When the bell rings, students flee from class and flock into hallways. Passing periods host hallway chatter, students giggle…about other students, because gossip plagues teenage minds. Gossip has existed ever since man could communicate: Ancient Egyptians were tattle-taling on one another in hieroglyphs and then Romans were caught spreading secrets in the forum. Nowadays passive aggressive attitudes have produced passive aggressive subtweets –but the art of gossiping has remained ever present and popular.

The dictionary defines gossip as “a conversation about other people, an instance of gossiping; a person who likes talking about other people’s private lives.” While gossip forms one of the oldest and most common means of spreading and sharing facts and views, it also has a reputation for the introduction of errors and other variations into the information transmitted. The term also carries implications that the news shared tends to be personal.

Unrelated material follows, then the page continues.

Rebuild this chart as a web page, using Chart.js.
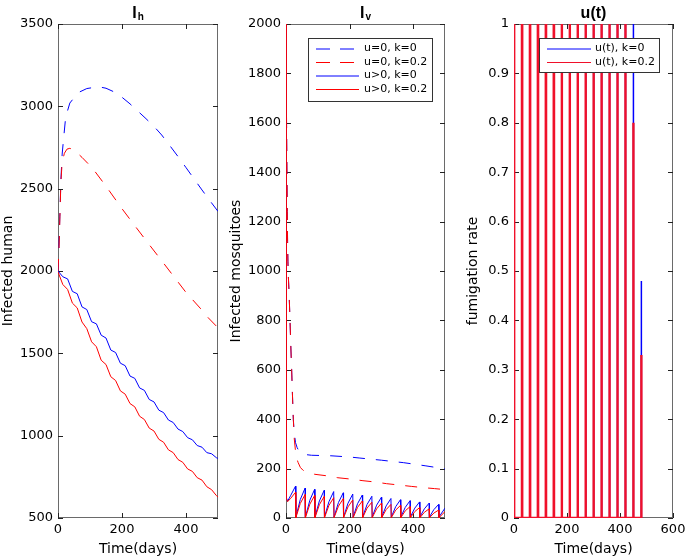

More often than not, high school gossip is used in a way that is mean and sarcastic. However ironically, sharing gossip has been proven to create close ties –as humans tend to bond over a mutual dislike of a third party. So if you’re wondering why people spread stories that may or may not contain the truth, it’s simply due in part to the social norms of human nature driven by the desire to be liked. However, humanity is also raised to believe in treating others how you would want to be treated.

While spreading personal news about someone may feel like a great idea, more often than not, it’s terrible. When we are on the receiving end of the gossip, it’s easy to giggle. However sometimes instead of hearing the latest buzz, you are the buzz. And while all situations differ, approach any situation with maturity before you decide to partake in the gossip’s journey across campus.

The negative effects of gossip include strained relationships, mistrust, anger and even decreased productivity. Typically routine gossips tend to be more insecure than others. So it makes sense for high schoolers to hear the brunt of gossip–as a crowded group of low self-esteem youths share information deemed “juicy.”

Gossip is a very powerful tool–and with great power, comes great responsibility. So learn to step back and think before you speak. No one should ever have to compromise his or her integrity to tell a story. Be a good listener, consider the source and even though it’s way easier said than done, never take other people opinions of you too seriously.